We’re still of the view that policymakers’ concerns over high inflation will ultimately give way to worries about slower growth. For this reason, we anticipate a dovish pivot from the U.S. Federal Reserve (Fed), likely in Q3, and believe the U.S. central bank’s tightening cycle will fall short of the market’s pricing in terms of its pace, magnitude, and duration.
Crucially, we think it’s extremely likely that the next global stimulus phase will represent a significant departure from the playbook that investors have been conditioned to seeing since the global financial crisis. While the public policy response to every crisis in the past 15 years has been steeped in neoliberalism—broadly characterized by globalization, offshoring and free trade, limited role for the state in the economy, a structurally lower consumption share of GDP, and the hyperfinancialization of the global economy—the social and political appetite to repeat these policy prescriptions is incredibly limited at this juncture. Indeed, we’re already seeing revolutionary shifts in the opposite direction.
Europe has awakened to the great power competition and, in a historic shift, Germany has announced plans to ramp up its defense spending and end its reliance on Russian energy in light of the crisis in Ukraine. Significant increases to defense spending are being adopted by governments across the world. Meanwhile, Western solidarity around sanctions has been ramped up to previously unthinkable levels—key Russian banks have been barred from the global SWIFT system and major economies have introduced restrictive measures that will prevent the Central Bank of Russia from accessing its foreign reserves. Many Western banks and businesses are engaging in self-sanctioning, opting to avoid unsanctioned Russian entities out of fear that the official sanctions list might broaden at a later time.
These are profound changes, developments that have significantly accelerated the pace at which we’re progressing toward an even more fragmented global economy. In fairness, this movement was already in place before the pandemic but has been catalyzed by Russia’s invasion of Ukraine. Military conflicts change everything. As the politics change, economics will too, and financial markets—as history informs us—will follow.

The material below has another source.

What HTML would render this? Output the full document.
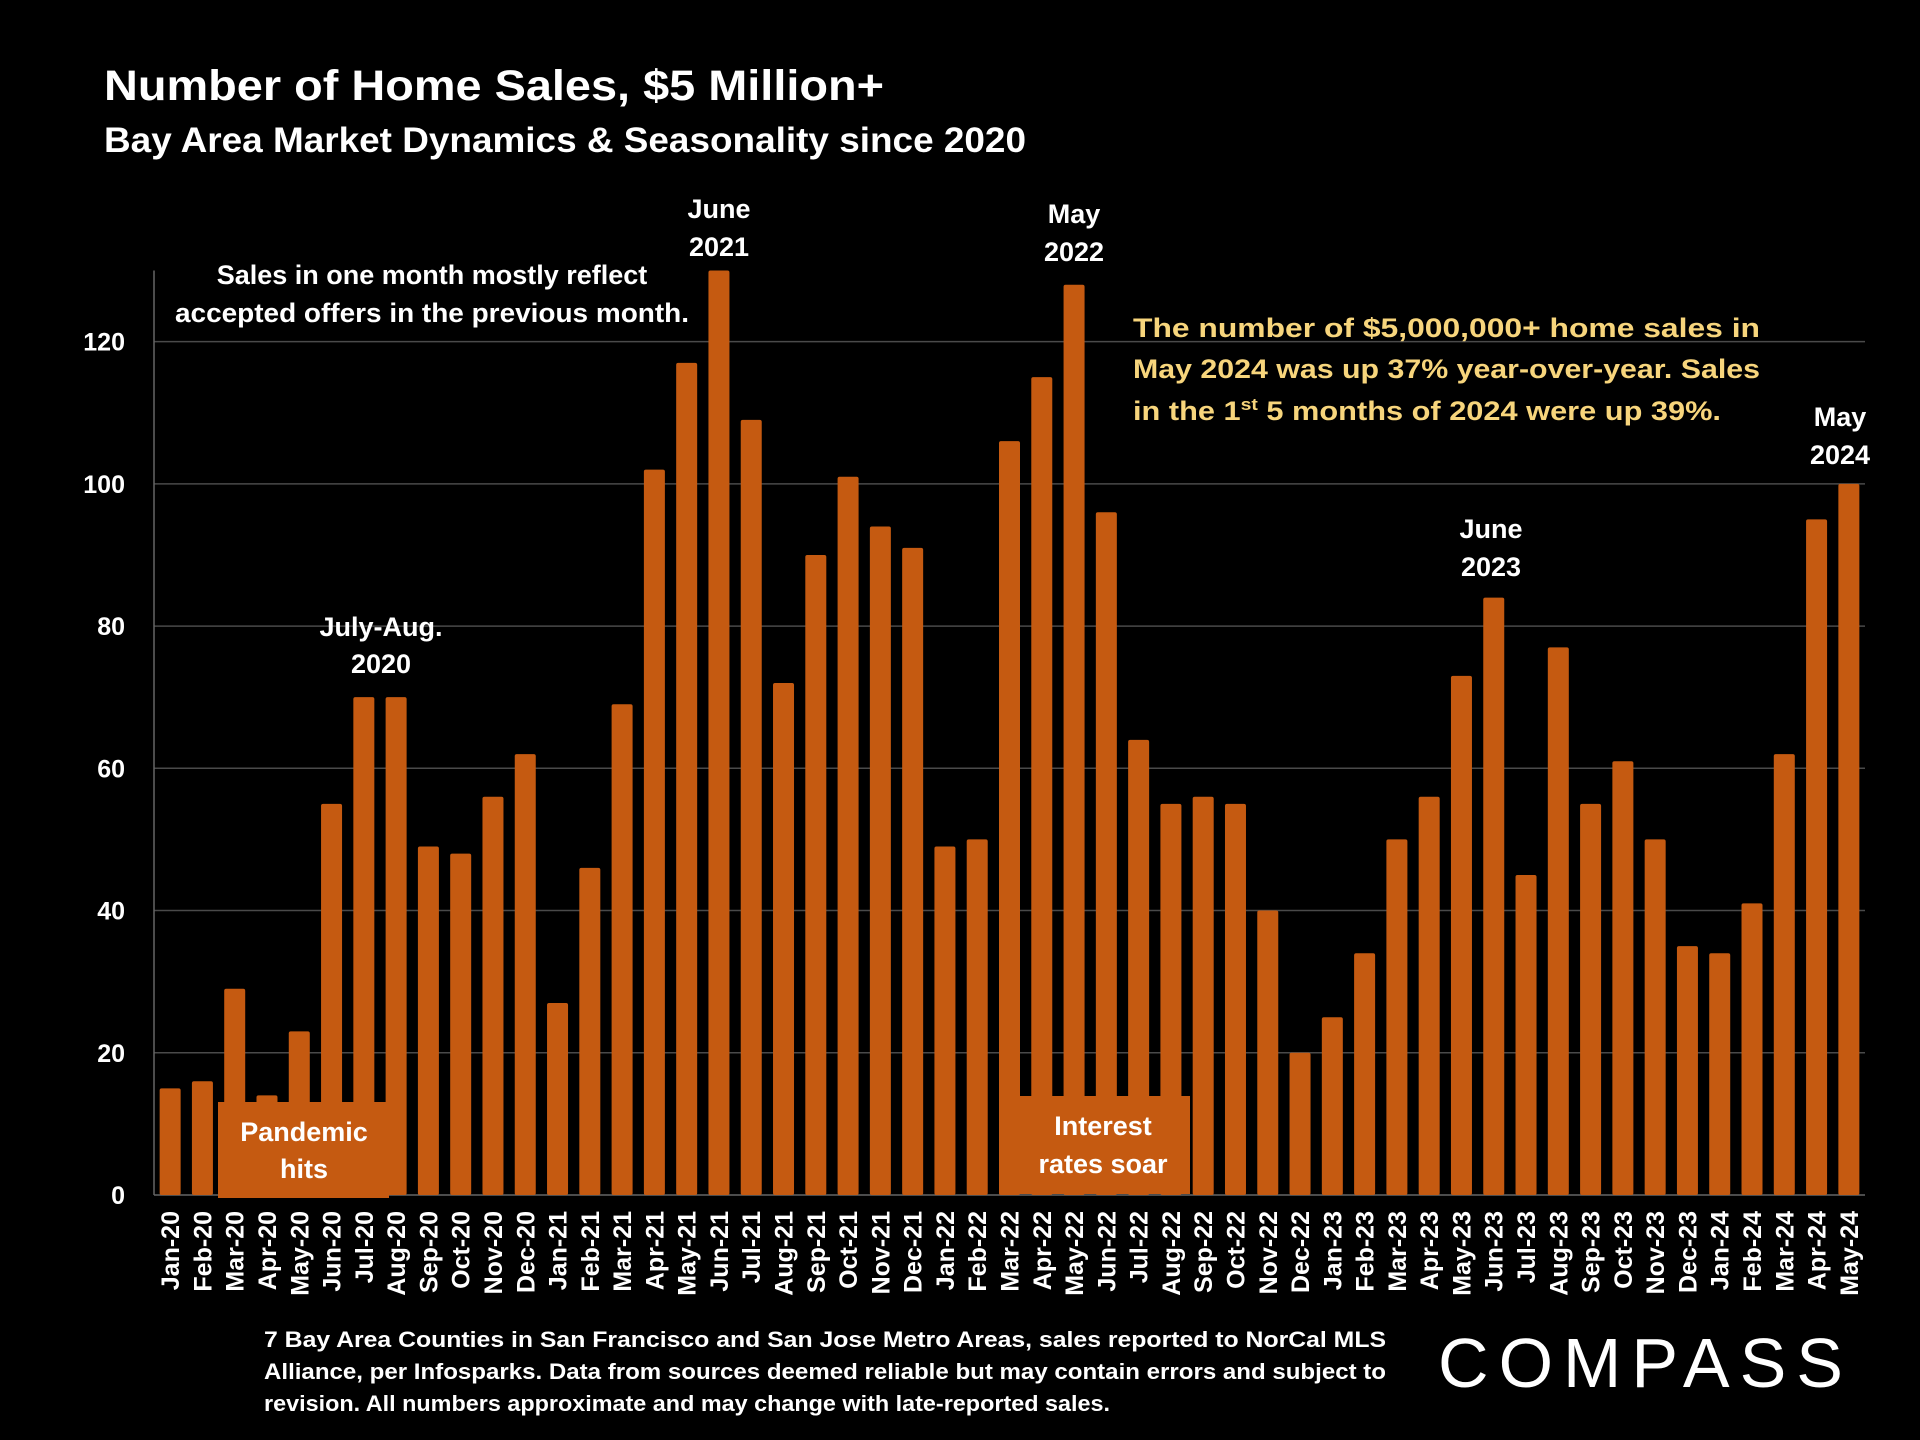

From a longer-term perspective, we continue to expect to gravitate toward a medium- to longer-term macro landscape in which governments will play even bigger roles in economies. Naturally, the extent of government involvement will vary greatly from economy to economy, and central banks are likely to come under increasing pressure to monetize government spending.
Against that backdrop, key macro themes going forward will, in our view, include significant geopolitical upheaval, private sector deleveraging, reshoring and reindustrialization in developed markets/industrialization in EM, lower and flatter yield curves, increasingly negative real interest rates, competitive currency devaluations, more government regulation, and increasing protectionism/localization.
The strategic investment implications from this macro thesis remain a portfolio biased toward up-in-quality assets, U.S. equities and fixed income over other developed markets, and EM with less room or willingness to monetize deficits (e.g., the eurozone and China). Similarly, the thesis would favor the USD over high beta fiat currency. Sectorwise, critical industries benefiting from industrialization and rising living standards in both the United States and rest of the world should outperform; these include utilities, materials, and consumer staples.
Finally, exposure to alternative assets (e.g., gold, residential real estate investment trusts, and crypto assets) as a form of protection from fiat devaluation may also make sense.